Question

Real part of $\frac{1+\sin\frac{2\pi}{27}-i\cos\frac{2\pi}{27}}{1+\sin\frac{2\pi}{27}+i\cos\frac{2\pi}{27}}$ is equal to:

• A. $\cos\frac{2\pi}{27}$
• B. $\sin\frac{2\pi}{27}$
• C. $1+\sin\frac{2\pi}{27}$
• D. $1+\cos\frac{2\pi}{27}$
• E. $\sin\frac{2\pi}{27}+\cos\frac{2\pi}{27}$

Hint:

For complex numbers $w$, the real part is denoted as $Re(w)$.

Answer 1

The Correct Option is B

Step 1: Understanding the Concept:
We need to find the real part of a complex fraction.
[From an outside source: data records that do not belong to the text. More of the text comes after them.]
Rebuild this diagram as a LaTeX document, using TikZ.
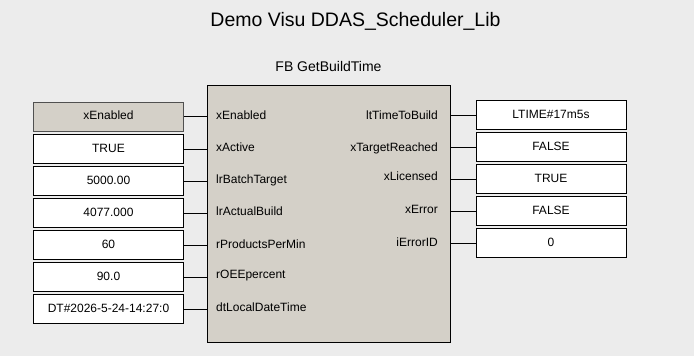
\documentclass[tikz,border=0pt]{standalone}
\usepackage{fontspec}
\setmainfont{Liberation Sans}
\definecolor{bgc}{HTML}{ECECEC}
\definecolor{fbc}{HTML}{D4D0C8}
\definecolor{edgegray}{HTML}{505050}
\begin{document}
\begin{tikzpicture}[x=1pt,y=-1pt,
  valbox/.style={draw=black, line width=1pt, fill=white, minimum width=150pt, minimum height=29pt, inner sep=0pt, text height=9pt, text depth=2.5pt, font=\fontsize{12}{14}\selectfont},
  pinlbl/.style={inner sep=0pt, text height=9pt, text depth=2.5pt, font=\fontsize{12}{14}\selectfont},
  wire/.style={line width=1pt}]
\fill[bgc] (0,0) rectangle (694,356);
\useasboundingbox (0,0) rectangle (694,356);
\node[inner sep=0pt, font=\fontsize{19.5}{22}\selectfont] (title) at (355.5,21) {Demo Visu DDAS\_Scheduler\_Lib};
\node[inner sep=0pt, font=\fontsize{14}{16}\selectfont] (fbname) at (328.5,66) {FB GetBuildTime};
\node[draw=black, line width=1pt, fill=fbc, minimum width=243pt, minimum height=257pt, inner sep=0pt] (fb) at (328.5,213.5) {};
% inputs
\node[valbox, fill=fbc, draw=edgegray] (i1) at (108.5,116.5) {xEnabled};
\node[valbox] (i2) at (108.5,149) {TRUE};
\node[valbox] (i3) at (108.5,181) {5000.00};
\node[valbox] (i4) at (108.5,213) {4077.000};
\node[valbox] (i5) at (108.5,245) {60};
\node[valbox] (i6) at (108.5,277) {90.0};
\node[valbox] (i7) at (108.5,309) {DT\#2026-5-24-14:27:0};
\foreach \n in {i1,i2,i3,i4,i5,i6,i7} \draw[wire] (\n.east) -- (\n.east -| fb.west);
\node[pinlbl, anchor=west] (p1) at (216,116) {xEnabled};
\node[pinlbl, anchor=west] (p2) at (216,148) {xActive};
\node[pinlbl, anchor=west] (p3) at (216,180) {lrBatchTarget};
\node[pinlbl, anchor=west] (p4) at (216,212) {lrActualBuild};
\node[pinlbl, anchor=west] (p5) at (216,245) {rProductsPerMin};
\node[pinlbl, anchor=west] (p6) at (216,275) {rOEEpercent};
\node[pinlbl, anchor=west] (p7) at (216,308) {dtLocalDateTime};
% outputs
\node[valbox] (o1) at (551,115) {LTIME\#17m5s};
\node[valbox] (o2) at (551,147) {FALSE};
\node[valbox] (o3) at (551,179) {TRUE};
\node[valbox] (o4) at (551,211) {FALSE};
\node[valbox] (o5) at (551,243) {0};
\foreach \n in {o1,o2,o3,o4,o5} \draw[wire] (\n.west) -- (\n.west -| fb.east);
\node[pinlbl, anchor=east] (q1) at (438,116) {ltTimeToBuild};
\node[pinlbl, anchor=east] (q2) at (438,148) {xTargetReached};
\node[pinlbl, anchor=east] (q3) at (438,177) {xLicensed};
\node[pinlbl, anchor=east] (q4) at (438,210) {xError};
\node[pinlbl, anchor=east] (q5) at (438,243) {iErrorID};
\end{tikzpicture}
\end{document}
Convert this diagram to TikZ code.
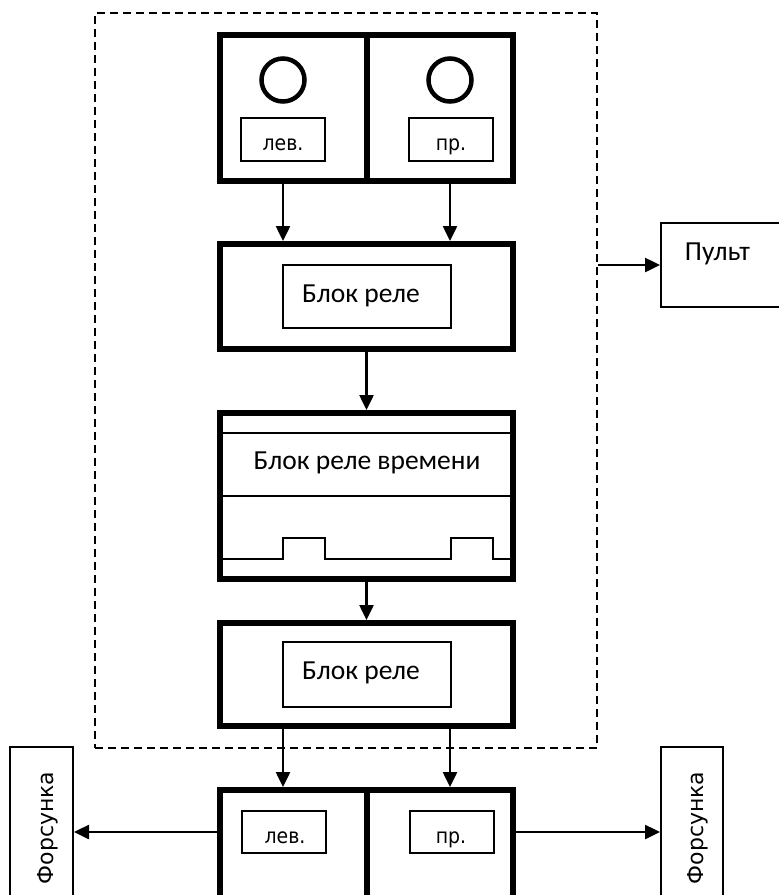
\documentclass[tikz,border=0pt]{standalone}
\usepackage{fontspec}
\usetikzlibrary{arrows.meta}
\newfontfamily\calib{Carlito}
\newfontfamily\dvs{DejaVu Sans}
\newfontfamily\dvsc{DejaVu Sans Condensed}
\begin{document}
\begin{tikzpicture}[x=1pt,y=-1pt,
  heavy/.style={draw, line width=6pt, inner sep=0pt, rectangle},
  thinbox/.style={draw, line width=2pt, inner sep=0pt, rectangle},
  dashbox/.style={draw, line width=1.8pt, dash pattern=on 8pt off 5pt, inner sep=0pt, rectangle},
  ring/.style={draw, circle, line width=4.5pt, inner sep=0pt, minimum size=43pt},
  bigtxt/.style={font=\calib\fontsize{27.5}{32}\selectfont, inner sep=0pt, anchor=base},
  smtxt/.style={font=\dvsc\fontsize{21}{25}\selectfont, inner sep=0pt, anchor=base},
  vtxt/.style={font=\dvs\fontsize{22}{26}\selectfont, inner sep=0pt, rotate=90},
  arr/.style={-{Triangle[length=15pt,width=14pt]}, line width=2.5pt},
  sep/.style={line width=2pt}
]
\useasboundingbox (0,0) rectangle (779,895);

% dashed control frame
\node[dashbox, minimum width=502pt, minimum height=735pt] (ctrl) at (346,380.5) {};

% top sensor block
\node[heavy, minimum width=147pt, minimum height=146pt] (topL) at (293.5,108) {};
\node[heavy, minimum width=146pt, minimum height=146pt] (topR) at (440,108) {};
\node[ring] (cL) at (283,80) {};
\node[ring] (cR) at (450,80) {};
\node[thinbox, minimum width=84pt, minimum height=43pt] (levT) at (283,139.5) {};
\node[thinbox, minimum width=84pt, minimum height=43pt] (prT) at (451,139.5) {};
\node[smtxt] (levTt) at (283,150) {лев.};
\node[smtxt] (prTt) at (451,150) {пр.};

% relay block 1
\node[heavy, minimum width=293pt, minimum height=105pt] (relay1) at (366.5,296.5) {};
\node[thinbox, minimum width=168pt, minimum height=63pt] (rb1) at (367,296.5) {};
\node[bigtxt] (rb1t) at (361,302) {Блок реле};

% time relay block
\node[heavy, minimum width=293pt, minimum height=166pt] (timer) at (366.5,496) {};
\draw[sep] (220,433) -- (513,433);
\draw[sep] (220,496) -- (513,496);
\draw[sep] (220,559) -- (283,559) -- (283,538) -- (325,538) -- (325,559)
  -- (451,559) -- (451,538) -- (493,538) -- (493,559) -- (513,559);
\node[bigtxt] (timert) at (367,469) {Блок реле времени};

% relay block 2
\node[heavy, minimum width=293pt, minimum height=103pt] (relay2) at (366.5,674.5) {};
\node[thinbox, minimum width=168pt, minimum height=65pt] (rb2) at (367,674.5) {};
\node[bigtxt] (rb2t) at (361,679) {Блок реле};

% bottom output block
\node[heavy, minimum width=147pt, minimum height=110pt] (botL) at (293.5,845) {};
\node[heavy, minimum width=146pt, minimum height=110pt] (botR) at (440,845) {};
\node[thinbox, minimum width=84pt, minimum height=42pt] (levB) at (284,832) {};
\node[thinbox, minimum width=84pt, minimum height=42pt] (prB) at (452,832) {};
\node[smtxt] (levBt) at (285,843) {лев.};
\node[smtxt] (prBt) at (451,843) {пр.};

% injectors
\node[thinbox, minimum width=63pt, minimum height=153pt] (fL) at (41.5,823.5) {};
\node[thinbox, minimum width=62pt, minimum height=153pt] (fR) at (692,823.5) {};
\node[vtxt] (fLt) at (47.5,828) {Форсунка};
\node[vtxt] (fRt) at (697.5,828) {Форсунка};

% console
\node[thinbox, minimum width=129pt, minimum height=84pt] (pult) at (725.5,265) {};
\node[bigtxt] (pultt) at (717.5,260) {Пульт};

% connectors
\draw[arr] (topL.south -| levT) -- (relay1.north -| levT);
\draw[arr] (topR.south -| cR) -- (relay1.north -| cR);
\draw[arr] (relay1.south) -- (timer.north);
\draw[arr] (timer.south) -- (relay2.north);
\draw[arr] (relay2.south -| levT) -- (botL.north -| levT);
\draw[arr] (relay2.south -| cR) -- (botR.north -| cR);
\draw[arr] (botL.west |- levB) -- (fL.east |- levB);
\draw[arr] (botR.east |- prB) -- (fR.west |- prB);
\draw[arr] (ctrl.east |- pult) -- (pult.west);
\end{tikzpicture}
\end{document}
A common structure to look for is \( \frac{\bar{z}}{z} \). Let's see if the given expression fits this form.
Step 2: Key Formula or Approach:
Let \( \theta = \frac{2\pi}{27} \). The expression can be written as \( \frac{1+\sin\theta - i\cos\theta}{1+\sin\theta + i\cos\theta} \).
Let the complex number in the denominator be \( z = (1+\sin\theta) + i(\cos\theta) \).
The conjugate of z is \( \bar{z} = (1+\sin\theta) - i(\cos\theta) \), which is exactly the numerator.
So, we need to find the real part of \( \frac{\bar{z}}{z} \).
To simplify this, we can multiply the numerator and the denominator by \( \bar{z} \):
\[ \frac{\bar{z}}{z} = \frac{\bar{z} \cdot \bar{z}}{z \cdot \bar{z}} = \frac{(\bar{z})^2}{|z|^2} \] The real part of this expression will be \( \frac{\text{Re}((\bar{z})^2)}{|z|^2} \).
Step 3: Detailed Explanation:
Let's calculate the components:
1. Denominator: \( |z|^2 \)
\( |z|^2 = (1+\sin\theta)^2 + (\cos\theta)^2 \)
\( = 1 + 2\sin\theta + \sin^2\theta + \cos^2\theta \)
Since \( \sin^2\theta + \cos^2\theta = 1 \),
\( |z|^2 = 1 + 2\sin\theta + 1 = 2 + 2\sin\theta = 2(1 + \sin\theta) \).
2. Numerator: \( (\bar{z})^2 \)
\( \bar{z} = (1+\sin\theta) - i\cos\theta \)
\( (\bar{z})^2 = ((1+\sin\theta) - i\cos\theta)^2 \)
\( = (1+\sin\theta)^2 - 2i(1+\sin\theta)\cos\theta + (i\cos\theta)^2 \)
\( = (1+2\sin\theta+\sin^2\theta) - 2i(\cos\theta + \sin\theta\cos\theta) - \cos^2\theta \)
3. Real Part of Numerator: \( \text{Re}((\bar{z})^2) \)
The real part is \( (1+2\sin\theta+\sin^2\theta) - \cos^2\theta \).
Using \( \cos^2\theta = 1 - \sin^2\theta \),
\( \text{Re}((\bar{z})^2) = 1+2\sin\theta+\sin^2\theta - (1 - \sin^2\theta) \)
\( = 1+2\sin\theta+\sin^2\theta - 1 + \sin^2\theta \)
\( = 2\sin\theta + 2\sin^2\theta = 2\sin\theta(1 + \sin\theta) \).
4. Real Part of the Whole Expression:
\[ \text{Re}\left(\frac{\bar{z}}{z}\right) = \frac{\text{Re}((\bar{z})^2)}{|z|^2} = \frac{2\sin\theta(1 + \sin\theta)}{2(1 + \sin\theta)} \] Assuming \( 1+\sin\theta \neq 0 \) (which is true since \( \theta = \frac{2\pi}{27} \)), we can cancel the term \( (1+\sin\theta) \).
\[ \text{Re}\left(\frac{\bar{z}}{z}\right) = \sin\theta \] Step 4: Final Answer:
Substituting back \( \theta = \frac{2\pi}{27} \), the real part of the expression is \( \sin\frac{2\pi}{27} \).